# SOURCE EXCERPT
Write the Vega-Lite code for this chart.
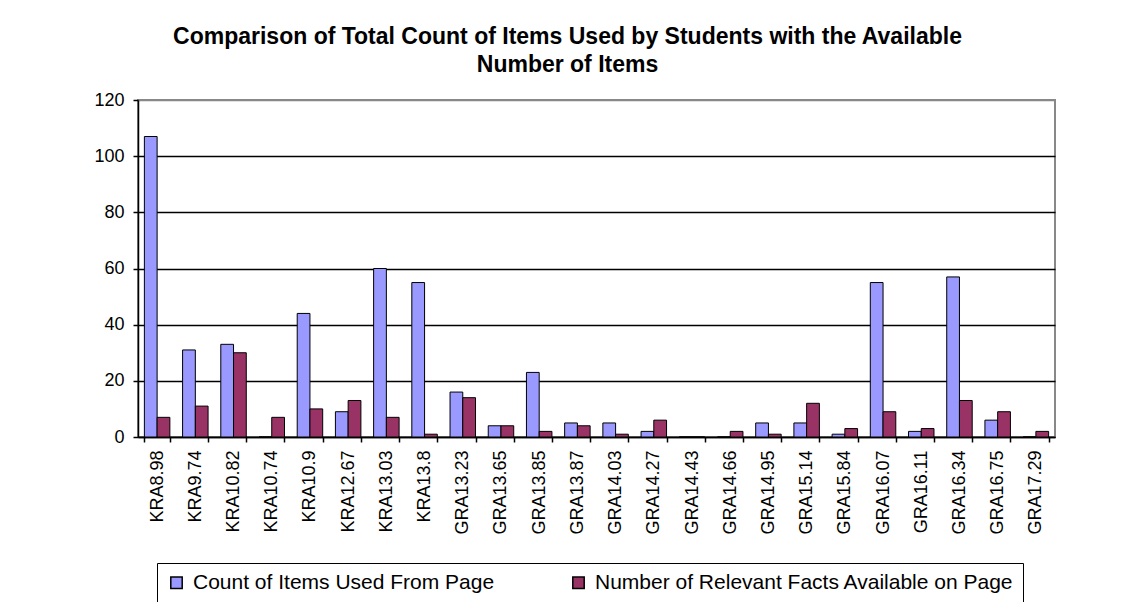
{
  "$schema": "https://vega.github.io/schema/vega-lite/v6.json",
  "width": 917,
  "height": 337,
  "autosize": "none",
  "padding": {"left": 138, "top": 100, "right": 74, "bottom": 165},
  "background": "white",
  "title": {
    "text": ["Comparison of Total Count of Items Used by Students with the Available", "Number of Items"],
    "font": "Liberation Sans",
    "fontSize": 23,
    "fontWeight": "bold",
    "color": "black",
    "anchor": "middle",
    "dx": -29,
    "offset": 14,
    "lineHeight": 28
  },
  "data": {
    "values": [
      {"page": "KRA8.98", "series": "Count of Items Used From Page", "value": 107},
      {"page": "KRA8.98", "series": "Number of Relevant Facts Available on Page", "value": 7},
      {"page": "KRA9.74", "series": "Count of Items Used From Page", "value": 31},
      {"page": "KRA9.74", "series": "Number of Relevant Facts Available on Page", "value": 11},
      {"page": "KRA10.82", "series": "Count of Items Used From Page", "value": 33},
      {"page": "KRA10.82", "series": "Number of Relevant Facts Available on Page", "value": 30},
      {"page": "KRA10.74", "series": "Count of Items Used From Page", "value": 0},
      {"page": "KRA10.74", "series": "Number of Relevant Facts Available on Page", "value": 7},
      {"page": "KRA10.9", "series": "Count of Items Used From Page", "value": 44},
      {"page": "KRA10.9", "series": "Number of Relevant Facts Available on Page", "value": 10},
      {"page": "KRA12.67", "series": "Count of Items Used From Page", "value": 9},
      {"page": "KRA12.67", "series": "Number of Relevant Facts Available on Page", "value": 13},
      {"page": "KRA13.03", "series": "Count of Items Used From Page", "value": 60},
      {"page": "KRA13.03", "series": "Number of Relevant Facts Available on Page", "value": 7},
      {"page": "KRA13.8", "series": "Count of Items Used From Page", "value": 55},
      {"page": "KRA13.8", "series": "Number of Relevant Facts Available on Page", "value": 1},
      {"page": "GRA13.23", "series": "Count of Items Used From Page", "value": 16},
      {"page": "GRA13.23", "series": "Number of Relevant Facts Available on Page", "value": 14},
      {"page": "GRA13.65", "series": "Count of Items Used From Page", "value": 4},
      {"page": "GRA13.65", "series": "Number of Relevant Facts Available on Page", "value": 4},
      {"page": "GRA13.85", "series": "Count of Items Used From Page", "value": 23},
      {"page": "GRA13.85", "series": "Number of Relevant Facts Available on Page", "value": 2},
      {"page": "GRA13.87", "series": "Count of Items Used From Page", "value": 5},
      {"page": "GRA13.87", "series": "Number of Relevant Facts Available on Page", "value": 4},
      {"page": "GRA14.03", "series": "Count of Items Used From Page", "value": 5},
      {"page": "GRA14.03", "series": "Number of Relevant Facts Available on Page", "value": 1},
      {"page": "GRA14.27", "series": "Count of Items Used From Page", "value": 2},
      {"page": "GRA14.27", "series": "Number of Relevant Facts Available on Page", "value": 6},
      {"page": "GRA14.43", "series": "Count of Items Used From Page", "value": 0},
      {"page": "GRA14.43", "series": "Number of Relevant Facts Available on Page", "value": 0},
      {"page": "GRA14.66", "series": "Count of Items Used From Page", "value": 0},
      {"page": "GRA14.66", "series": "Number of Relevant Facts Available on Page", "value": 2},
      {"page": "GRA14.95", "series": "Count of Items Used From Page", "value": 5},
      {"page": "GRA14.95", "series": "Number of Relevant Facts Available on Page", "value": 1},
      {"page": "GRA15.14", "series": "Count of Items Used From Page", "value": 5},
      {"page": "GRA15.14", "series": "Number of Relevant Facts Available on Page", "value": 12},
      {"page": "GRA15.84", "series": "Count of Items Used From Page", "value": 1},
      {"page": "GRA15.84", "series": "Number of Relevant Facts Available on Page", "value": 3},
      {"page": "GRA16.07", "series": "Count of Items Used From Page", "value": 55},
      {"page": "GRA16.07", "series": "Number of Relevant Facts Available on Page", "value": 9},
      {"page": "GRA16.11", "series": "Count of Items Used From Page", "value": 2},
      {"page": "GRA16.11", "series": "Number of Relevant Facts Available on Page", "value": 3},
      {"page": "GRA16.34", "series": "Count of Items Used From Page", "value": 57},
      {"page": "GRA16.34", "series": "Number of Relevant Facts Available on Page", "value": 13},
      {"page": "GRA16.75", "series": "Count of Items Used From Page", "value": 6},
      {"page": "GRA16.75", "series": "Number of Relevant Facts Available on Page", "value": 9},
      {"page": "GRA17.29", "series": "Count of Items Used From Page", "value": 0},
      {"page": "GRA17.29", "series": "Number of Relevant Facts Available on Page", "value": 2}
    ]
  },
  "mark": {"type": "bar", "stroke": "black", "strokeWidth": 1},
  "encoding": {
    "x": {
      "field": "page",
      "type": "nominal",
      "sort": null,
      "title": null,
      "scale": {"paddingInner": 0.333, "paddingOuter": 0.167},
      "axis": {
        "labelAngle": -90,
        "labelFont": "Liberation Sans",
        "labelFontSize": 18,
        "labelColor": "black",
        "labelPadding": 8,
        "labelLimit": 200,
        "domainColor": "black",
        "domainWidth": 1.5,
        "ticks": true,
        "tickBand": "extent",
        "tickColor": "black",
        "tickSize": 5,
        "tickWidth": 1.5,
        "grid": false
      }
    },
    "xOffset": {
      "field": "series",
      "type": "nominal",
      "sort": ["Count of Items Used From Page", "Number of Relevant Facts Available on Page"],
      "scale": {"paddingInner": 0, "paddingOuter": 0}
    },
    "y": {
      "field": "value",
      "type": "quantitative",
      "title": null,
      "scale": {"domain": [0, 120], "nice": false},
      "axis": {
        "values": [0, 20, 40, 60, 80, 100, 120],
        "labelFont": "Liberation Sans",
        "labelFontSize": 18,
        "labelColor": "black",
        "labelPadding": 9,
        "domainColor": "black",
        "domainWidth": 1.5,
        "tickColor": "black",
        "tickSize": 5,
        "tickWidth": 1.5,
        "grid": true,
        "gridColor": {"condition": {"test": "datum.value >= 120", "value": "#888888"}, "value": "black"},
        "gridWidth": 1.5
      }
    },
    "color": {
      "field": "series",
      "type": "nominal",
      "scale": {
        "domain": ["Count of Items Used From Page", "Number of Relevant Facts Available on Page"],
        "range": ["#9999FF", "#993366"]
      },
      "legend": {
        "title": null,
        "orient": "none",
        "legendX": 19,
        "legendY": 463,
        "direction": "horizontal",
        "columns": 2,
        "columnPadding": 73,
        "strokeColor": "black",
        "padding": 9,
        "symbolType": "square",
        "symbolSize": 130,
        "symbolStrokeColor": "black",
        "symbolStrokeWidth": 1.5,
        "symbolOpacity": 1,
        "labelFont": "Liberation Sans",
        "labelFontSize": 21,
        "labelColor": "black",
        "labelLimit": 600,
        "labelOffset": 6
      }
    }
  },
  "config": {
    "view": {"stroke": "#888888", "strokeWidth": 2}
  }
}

# REQUIRED TASK
Repeat the material above verbatim. Leave the pictures behind.

# FULL RESPONSE
Write the Vega-Lite code for this chart.
{
  "$schema": "https://vega.github.io/schema/vega-lite/v6.json",
  "width": 917,
  "height": 337,
  "autosize": "none",
  "padding": {"left": 138, "top": 100, "right": 74, "bottom": 165},
  "background": "white",
  "title": {
    "text": ["Comparison of Total Count of Items Used by Students with the Available", "Number of Items"],
    "font": "Liberation Sans",
    "fontSize": 23,
    "fontWeight": "bold",
    "color": "black",
    "anchor": "middle",
    "dx": -29,
    "offset": 14,
    "lineHeight": 28
  },
  "data": {
    "values": [
      {"page": "KRA8.98", "series": "Count of Items Used From Page", "value": 107},
      {"page": "KRA8.98", "series": "Number of Relevant Facts Available on Page", "value": 7},
      {"page": "KRA9.74", "series": "Count of Items Used From Page", "value": 31},
      {"page": "KRA9.74", "series": "Number of Relevant Facts Available on Page", "value": 11},
      {"page": "KRA10.82", "series": "Count of Items Used From Page", "value": 33},
      {"page": "KRA10.82", "series": "Number of Relevant Facts Available on Page", "value": 30},
      {"page": "KRA10.74", "series": "Count of Items Used From Page", "value": 0},
      {"page": "KRA10.74", "series": "Number of Relevant Facts Available on Page", "value": 7},
      {"page": "KRA10.9", "series": "Count of Items Used From Page", "value": 44},
      {"page": "KRA10.9", "series": "Number of Relevant Facts Available on Page", "value": 10},
      {"page": "KRA12.67", "series": "Count of Items Used From Page", "value": 9},
      {"page": "KRA12.67", "series": "Number of Relevant Facts Available on Page", "value": 13},
      {"page": "KRA13.03", "series": "Count of Items Used From Page", "value": 60},
      {"page": "KRA13.03", "series": "Number of Relevant Facts Available on Page", "value": 7},
      {"page": "KRA13.8", "series": "Count of Items Used From Page", "value": 55},
      {"page": "KRA13.8", "series": "Number of Relevant Facts Available on Page", "value": 1},
      {"page": "GRA13.23", "series": "Count of Items Used From Page", "value": 16},
      {"page": "GRA13.23", "series": "Number of Relevant Facts Available on Page", "value": 14},
      {"page": "GRA13.65", "series": "Count of Items Used From Page", "value": 4},
      {"page": "GRA13.65", "series": "Number of Relevant Facts Available on Page", "value": 4},
      {"page": "GRA13.85", "series": "Count of Items Used From Page", "value": 23},
      {"page": "GRA13.85", "series": "Number of Relevant Facts Available on Page", "value": 2},
      {"page": "GRA13.87", "series": "Count of Items Used From Page", "value": 5},
      {"page": "GRA13.87", "series": "Number of Relevant Facts Available on Page", "value": 4},
      {"page": "GRA14.03", "series": "Count of Items Used From Page", "value": 5},
      {"page": "GRA14.03", "series": "Number of Relevant Facts Available on Page", "value": 1},
      {"page": "GRA14.27", "series": "Count of Items Used From Page", "value": 2},
      {"page": "GRA14.27", "series": "Number of Relevant Facts Available on Page", "value": 6},
      {"page": "GRA14.43", "series": "Count of Items Used From Page", "value": 0},
      {"page": "GRA14.43", "series": "Number of Relevant Facts Available on Page", "value": 0},
      {"page": "GRA14.66", "series": "Count of Items Used From Page", "value": 0},
      {"page": "GRA14.66", "series": "Number of Relevant Facts Available on Page", "value": 2},
      {"page": "GRA14.95", "series": "Count of Items Used From Page", "value": 5},
      {"page": "GRA14.95", "series": "Number of Relevant Facts Available on Page", "value": 1},
      {"page": "GRA15.14", "series": "Count of Items Used From Page", "value": 5},
      {"page": "GRA15.14", "series": "Number of Relevant Facts Available on Page", "value": 12},
      {"page": "GRA15.84", "series": "Count of Items Used From Page", "value": 1},
      {"page": "GRA15.84", "series": "Number of Relevant Facts Available on Page", "value": 3},
      {"page": "GRA16.07", "series": "Count of Items Used From Page", "value": 55},
      {"page": "GRA16.07", "series": "Number of Relevant Facts Available on Page", "value": 9},
      {"page": "GRA16.11", "series": "Count of Items Used From Page", "value": 2},
      {"page": "GRA16.11", "series": "Number of Relevant Facts Available on Page", "value": 3},
      {"page": "GRA16.34", "series": "Count of Items Used From Page", "value": 57},
      {"page": "GRA16.34", "series": "Number of Relevant Facts Available on Page", "value": 13},
      {"page": "GRA16.75", "series": "Count of Items Used From Page", "value": 6},
      {"page": "GRA16.75", "series": "Number of Relevant Facts Available on Page", "value": 9},
      {"page": "GRA17.29", "series": "Count of Items Used From Page", "value": 0},
      {"page": "GRA17.29", "series": "Number of Relevant Facts Available on Page", "value": 2}
    ]
  },
  "mark": {"type": "bar", "stroke": "black", "strokeWidth": 1},
  "encoding": {
    "x": {
      "field": "page",
      "type": "nominal",
      "sort": null,
      "title": null,
      "scale": {"paddingInner": 0.333, "paddingOuter": 0.167},
      "axis": {
        "labelAngle": -90,
        "labelFont": "Liberation Sans",
        "labelFontSize": 18,
        "labelColor": "black",
        "labelPadding": 8,
        "labelLimit": 200,
        "domainColor": "black",
        "domainWidth": 1.5,
        "ticks": true,
        "tickBand": "extent",
        "tickColor": "black",
        "tickSize": 5,
        "tickWidth": 1.5,
        "grid": false
      }
    },
    "xOffset": {
      "field": "series",
      "type": "nominal",
      "sort": ["Count of Items Used From Page", "Number of Relevant Facts Available on Page"],
      "scale": {"paddingInner": 0, "paddingOuter": 0}
    },
    "y": {
      "field": "value",
      "type": "quantitative",
      "title": null,
      "scale": {"domain": [0, 120], "nice": false},
      "axis": {
        "values": [0, 20, 40, 60, 80, 100, 120],
        "labelFont": "Liberation Sans",
        "labelFontSize": 18,
        "labelColor": "black",
        "labelPadding": 9,
        "domainColor": "black",
        "domainWidth": 1.5,
        "tickColor": "black",
        "tickSize": 5,
        "tickWidth": 1.5,
        "grid": true,
        "gridColor": {"condition": {"test": "datum.value >= 120", "value": "#888888"}, "value": "black"},
        "gridWidth": 1.5
      }
    },
    "color": {
      "field": "series",
      "type": "nominal",
      "scale": {
        "domain": ["Count of Items Used From Page", "Number of Relevant Facts Available on Page"],
        "range": ["#9999FF", "#993366"]
      },
      "legend": {
        "title": null,
        "orient": "none",
        "legendX": 19,
        "legendY": 463,
        "direction": "horizontal",
        "columns": 2,
        "columnPadding": 73,
        "strokeColor": "black",
        "padding": 9,
        "symbolType": "square",
        "symbolSize": 130,
        "symbolStrokeColor": "black",
        "symbolStrokeWidth": 1.5,
        "symbolOpacity": 1,
        "labelFont": "Liberation Sans",
        "labelFontSize": 21,
        "labelColor": "black",
        "labelLimit": 600,
        "labelOffset": 6
      }
    }
  },
  "config": {
    "view": {"stroke": "#888888", "strokeWidth": 2}
  }
}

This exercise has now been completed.